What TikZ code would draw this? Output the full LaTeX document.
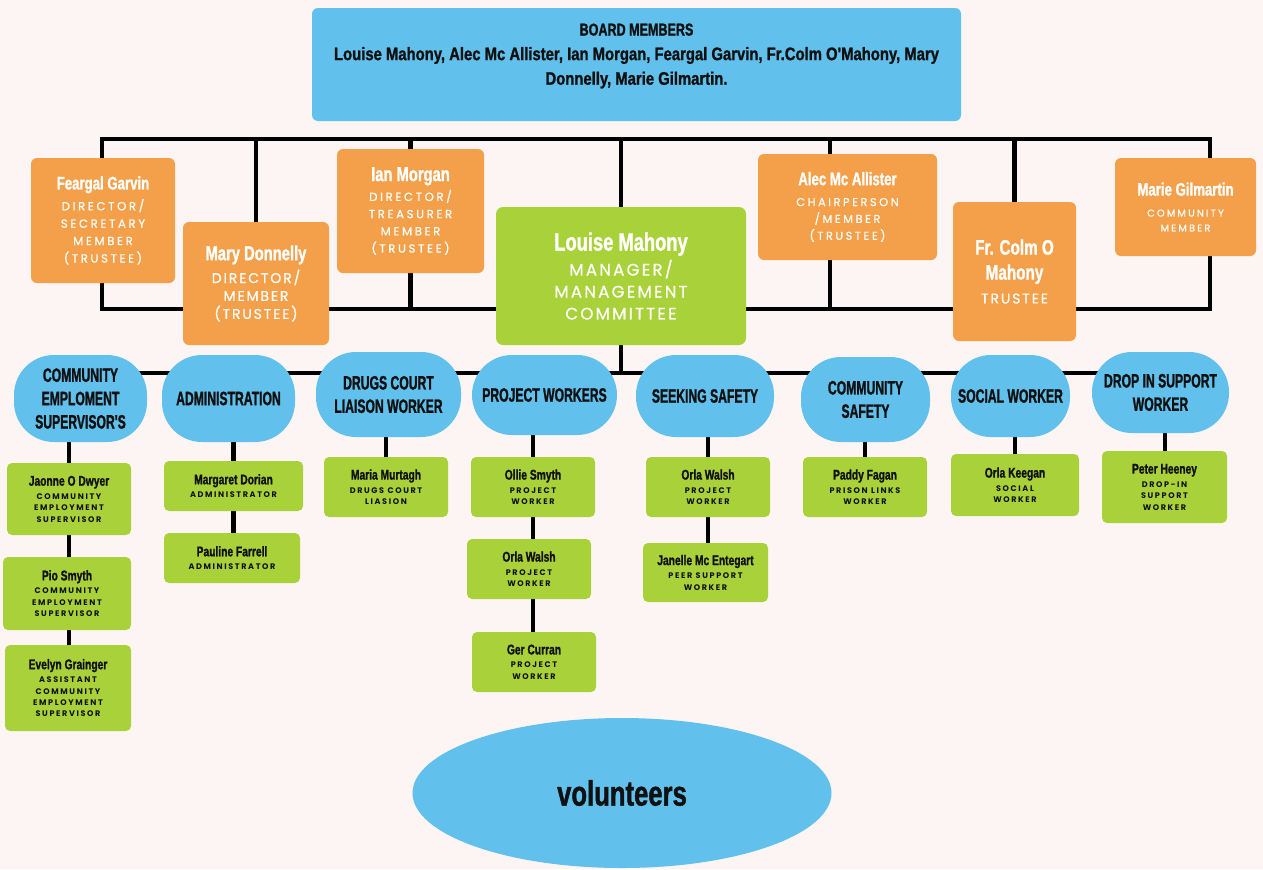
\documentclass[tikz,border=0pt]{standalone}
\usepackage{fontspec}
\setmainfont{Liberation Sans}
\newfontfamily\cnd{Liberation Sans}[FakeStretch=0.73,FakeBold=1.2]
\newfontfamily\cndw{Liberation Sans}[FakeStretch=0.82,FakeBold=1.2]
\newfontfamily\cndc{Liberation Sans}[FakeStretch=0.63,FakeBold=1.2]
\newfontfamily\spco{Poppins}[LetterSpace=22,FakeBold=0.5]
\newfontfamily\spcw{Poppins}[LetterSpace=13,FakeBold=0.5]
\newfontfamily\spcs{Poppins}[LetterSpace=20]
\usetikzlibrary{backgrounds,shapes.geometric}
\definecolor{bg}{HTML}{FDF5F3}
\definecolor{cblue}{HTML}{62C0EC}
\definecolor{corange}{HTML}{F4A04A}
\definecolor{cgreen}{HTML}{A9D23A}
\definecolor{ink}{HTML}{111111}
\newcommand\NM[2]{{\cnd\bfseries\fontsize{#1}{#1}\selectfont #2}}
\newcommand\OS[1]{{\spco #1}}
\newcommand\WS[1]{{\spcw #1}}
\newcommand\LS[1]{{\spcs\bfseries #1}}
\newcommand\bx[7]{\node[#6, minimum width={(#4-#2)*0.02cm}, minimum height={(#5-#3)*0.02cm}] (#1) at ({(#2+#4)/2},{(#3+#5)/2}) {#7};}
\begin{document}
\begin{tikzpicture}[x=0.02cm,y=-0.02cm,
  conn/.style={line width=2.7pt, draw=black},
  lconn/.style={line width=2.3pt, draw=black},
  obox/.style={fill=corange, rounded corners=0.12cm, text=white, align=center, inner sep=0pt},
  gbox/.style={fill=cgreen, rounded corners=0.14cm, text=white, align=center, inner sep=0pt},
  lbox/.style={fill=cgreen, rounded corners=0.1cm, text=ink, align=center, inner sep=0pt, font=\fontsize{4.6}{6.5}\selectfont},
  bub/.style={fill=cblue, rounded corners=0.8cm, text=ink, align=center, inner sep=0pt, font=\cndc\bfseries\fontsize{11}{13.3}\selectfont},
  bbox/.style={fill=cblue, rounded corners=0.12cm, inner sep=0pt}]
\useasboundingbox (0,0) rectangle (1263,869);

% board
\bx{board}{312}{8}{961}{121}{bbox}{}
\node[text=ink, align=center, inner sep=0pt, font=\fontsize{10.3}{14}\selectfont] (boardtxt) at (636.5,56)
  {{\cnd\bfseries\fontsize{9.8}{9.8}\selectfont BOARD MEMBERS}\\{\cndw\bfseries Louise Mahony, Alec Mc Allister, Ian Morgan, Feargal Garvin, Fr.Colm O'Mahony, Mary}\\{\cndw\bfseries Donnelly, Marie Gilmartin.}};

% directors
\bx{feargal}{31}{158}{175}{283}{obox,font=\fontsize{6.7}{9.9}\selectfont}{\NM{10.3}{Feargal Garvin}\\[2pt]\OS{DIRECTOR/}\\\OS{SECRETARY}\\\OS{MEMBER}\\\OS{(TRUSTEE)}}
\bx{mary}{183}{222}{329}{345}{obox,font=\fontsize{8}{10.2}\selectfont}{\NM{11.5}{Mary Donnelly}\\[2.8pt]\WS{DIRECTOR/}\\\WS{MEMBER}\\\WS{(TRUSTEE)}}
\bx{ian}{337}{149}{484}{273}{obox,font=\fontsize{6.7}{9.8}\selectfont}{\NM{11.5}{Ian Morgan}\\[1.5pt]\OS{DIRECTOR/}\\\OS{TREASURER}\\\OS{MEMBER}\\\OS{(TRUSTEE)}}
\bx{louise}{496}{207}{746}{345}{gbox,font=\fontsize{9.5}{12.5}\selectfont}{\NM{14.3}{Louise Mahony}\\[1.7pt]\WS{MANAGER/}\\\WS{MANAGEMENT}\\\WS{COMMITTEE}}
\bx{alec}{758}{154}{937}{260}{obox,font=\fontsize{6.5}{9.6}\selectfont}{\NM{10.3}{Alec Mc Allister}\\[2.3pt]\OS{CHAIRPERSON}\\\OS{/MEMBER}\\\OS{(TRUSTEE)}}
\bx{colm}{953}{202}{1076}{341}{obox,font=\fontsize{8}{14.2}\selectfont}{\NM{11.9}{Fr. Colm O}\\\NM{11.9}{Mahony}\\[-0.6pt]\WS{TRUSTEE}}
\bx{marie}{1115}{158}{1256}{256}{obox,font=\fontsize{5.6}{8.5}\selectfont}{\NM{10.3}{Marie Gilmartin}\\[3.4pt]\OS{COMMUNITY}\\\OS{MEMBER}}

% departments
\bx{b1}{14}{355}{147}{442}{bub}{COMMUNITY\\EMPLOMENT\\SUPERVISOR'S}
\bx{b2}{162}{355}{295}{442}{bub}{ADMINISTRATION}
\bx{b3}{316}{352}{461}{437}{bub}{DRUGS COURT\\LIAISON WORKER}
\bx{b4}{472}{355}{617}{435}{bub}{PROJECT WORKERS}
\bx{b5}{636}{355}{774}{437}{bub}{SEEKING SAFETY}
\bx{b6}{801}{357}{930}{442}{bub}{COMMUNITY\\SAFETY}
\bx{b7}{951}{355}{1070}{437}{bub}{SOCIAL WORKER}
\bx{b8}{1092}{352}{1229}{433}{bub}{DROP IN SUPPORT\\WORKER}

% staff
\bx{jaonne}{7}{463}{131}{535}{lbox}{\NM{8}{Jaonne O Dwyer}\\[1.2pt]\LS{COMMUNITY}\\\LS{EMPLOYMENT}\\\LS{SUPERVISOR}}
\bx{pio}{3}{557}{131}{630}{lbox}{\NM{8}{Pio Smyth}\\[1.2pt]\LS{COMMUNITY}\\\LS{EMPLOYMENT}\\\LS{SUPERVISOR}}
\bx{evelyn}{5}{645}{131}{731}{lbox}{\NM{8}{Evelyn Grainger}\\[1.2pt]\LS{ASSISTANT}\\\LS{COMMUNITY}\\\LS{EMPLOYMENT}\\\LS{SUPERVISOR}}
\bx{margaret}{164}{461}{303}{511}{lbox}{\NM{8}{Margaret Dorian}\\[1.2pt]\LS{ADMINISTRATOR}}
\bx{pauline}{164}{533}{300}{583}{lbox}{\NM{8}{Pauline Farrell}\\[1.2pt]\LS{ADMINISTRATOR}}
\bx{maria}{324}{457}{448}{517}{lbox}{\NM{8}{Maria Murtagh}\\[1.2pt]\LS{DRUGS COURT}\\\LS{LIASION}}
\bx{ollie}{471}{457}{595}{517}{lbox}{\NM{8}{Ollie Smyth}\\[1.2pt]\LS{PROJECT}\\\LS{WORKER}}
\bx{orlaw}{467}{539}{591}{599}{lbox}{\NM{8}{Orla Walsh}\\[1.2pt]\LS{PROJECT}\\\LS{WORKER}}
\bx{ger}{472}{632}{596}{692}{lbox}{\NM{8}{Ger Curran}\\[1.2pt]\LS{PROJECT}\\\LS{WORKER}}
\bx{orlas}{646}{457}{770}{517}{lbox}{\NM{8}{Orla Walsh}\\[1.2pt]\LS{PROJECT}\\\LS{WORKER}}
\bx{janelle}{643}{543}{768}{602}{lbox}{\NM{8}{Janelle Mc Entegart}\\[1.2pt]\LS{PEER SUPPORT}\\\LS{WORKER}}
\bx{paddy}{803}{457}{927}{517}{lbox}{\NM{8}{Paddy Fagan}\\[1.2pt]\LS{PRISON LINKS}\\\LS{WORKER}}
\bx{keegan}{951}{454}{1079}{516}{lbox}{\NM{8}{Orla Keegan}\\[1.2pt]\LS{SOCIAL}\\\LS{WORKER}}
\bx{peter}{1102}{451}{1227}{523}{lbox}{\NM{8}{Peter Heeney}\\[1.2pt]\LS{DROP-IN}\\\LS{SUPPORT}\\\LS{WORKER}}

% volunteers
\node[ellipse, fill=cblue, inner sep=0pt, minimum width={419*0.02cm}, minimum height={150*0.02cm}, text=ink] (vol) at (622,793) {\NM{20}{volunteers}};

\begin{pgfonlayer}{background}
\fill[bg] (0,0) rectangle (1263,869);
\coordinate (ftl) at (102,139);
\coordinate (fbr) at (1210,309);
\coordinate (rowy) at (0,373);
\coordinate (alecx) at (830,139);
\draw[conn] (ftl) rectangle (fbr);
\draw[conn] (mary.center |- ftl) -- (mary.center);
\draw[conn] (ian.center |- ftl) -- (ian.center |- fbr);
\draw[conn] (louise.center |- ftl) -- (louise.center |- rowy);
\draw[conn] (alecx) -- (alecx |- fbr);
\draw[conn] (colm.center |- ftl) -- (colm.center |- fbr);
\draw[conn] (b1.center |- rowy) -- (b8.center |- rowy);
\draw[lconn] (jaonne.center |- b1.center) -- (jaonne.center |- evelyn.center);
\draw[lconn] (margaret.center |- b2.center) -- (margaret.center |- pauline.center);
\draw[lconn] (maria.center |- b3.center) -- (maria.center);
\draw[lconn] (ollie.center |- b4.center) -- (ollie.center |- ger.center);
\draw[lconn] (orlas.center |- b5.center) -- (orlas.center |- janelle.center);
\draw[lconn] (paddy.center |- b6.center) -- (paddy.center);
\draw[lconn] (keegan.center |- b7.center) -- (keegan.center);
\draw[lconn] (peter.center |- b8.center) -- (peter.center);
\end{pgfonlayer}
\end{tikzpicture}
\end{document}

- - - - - - -

— What you should do —
Give again, word for word, every line from the top of the data above to the line holding "Louise Mahony, Alec", inclusive, with the pictures left out.

— Written solution —
What TikZ code would draw this? Output the full LaTeX document.
\documentclass[tikz,border=0pt]{standalone}
\usepackage{fontspec}
\setmainfont{Liberation Sans}
\newfontfamily\cnd{Liberation Sans}[FakeStretch=0.73,FakeBold=1.2]
\newfontfamily\cndw{Liberation Sans}[FakeStretch=0.82,FakeBold=1.2]
\newfontfamily\cndc{Liberation Sans}[FakeStretch=0.63,FakeBold=1.2]
\newfontfamily\spco{Poppins}[LetterSpace=22,FakeBold=0.5]
\newfontfamily\spcw{Poppins}[LetterSpace=13,FakeBold=0.5]
\newfontfamily\spcs{Poppins}[LetterSpace=20]
\usetikzlibrary{backgrounds,shapes.geometric}
\definecolor{bg}{HTML}{FDF5F3}
\definecolor{cblue}{HTML}{62C0EC}
\definecolor{corange}{HTML}{F4A04A}
\definecolor{cgreen}{HTML}{A9D23A}
\definecolor{ink}{HTML}{111111}
\newcommand\NM[2]{{\cnd\bfseries\fontsize{#1}{#1}\selectfont #2}}
\newcommand\OS[1]{{\spco #1}}
\newcommand\WS[1]{{\spcw #1}}
\newcommand\LS[1]{{\spcs\bfseries #1}}
\newcommand\bx[7]{\node[#6, minimum width={(#4-#2)*0.02cm}, minimum height={(#5-#3)*0.02cm}] (#1) at ({(#2+#4)/2},{(#3+#5)/2}) {#7};}
\begin{document}
\begin{tikzpicture}[x=0.02cm,y=-0.02cm,
  conn/.style={line width=2.7pt, draw=black},
  lconn/.style={line width=2.3pt, draw=black},
  obox/.style={fill=corange, rounded corners=0.12cm, text=white, align=center, inner sep=0pt},
  gbox/.style={fill=cgreen, rounded corners=0.14cm, text=white, align=center, inner sep=0pt},
  lbox/.style={fill=cgreen, rounded corners=0.1cm, text=ink, align=center, inner sep=0pt, font=\fontsize{4.6}{6.5}\selectfont},
  bub/.style={fill=cblue, rounded corners=0.8cm, text=ink, align=center, inner sep=0pt, font=\cndc\bfseries\fontsize{11}{13.3}\selectfont},
  bbox/.style={fill=cblue, rounded corners=0.12cm, inner sep=0pt}]
\useasboundingbox (0,0) rectangle (1263,869);

% board
\bx{board}{312}{8}{961}{121}{bbox}{}
\node[text=ink, align=center, inner sep=0pt, font=\fontsize{10.3}{14}\selectfont] (boardtxt) at (636.5,56)
  {{\cnd\bfseries\fontsize{9.8}{9.8}\selectfont BOARD MEMBERS}\\{\cndw\bfseries Louise Mahony, Alec Mc Allister, Ian Morgan, Feargal Garvin, Fr.Colm O'Mahony, Mary}\\{\cndw\bfseries Donnelly, Marie Gilmartin.}};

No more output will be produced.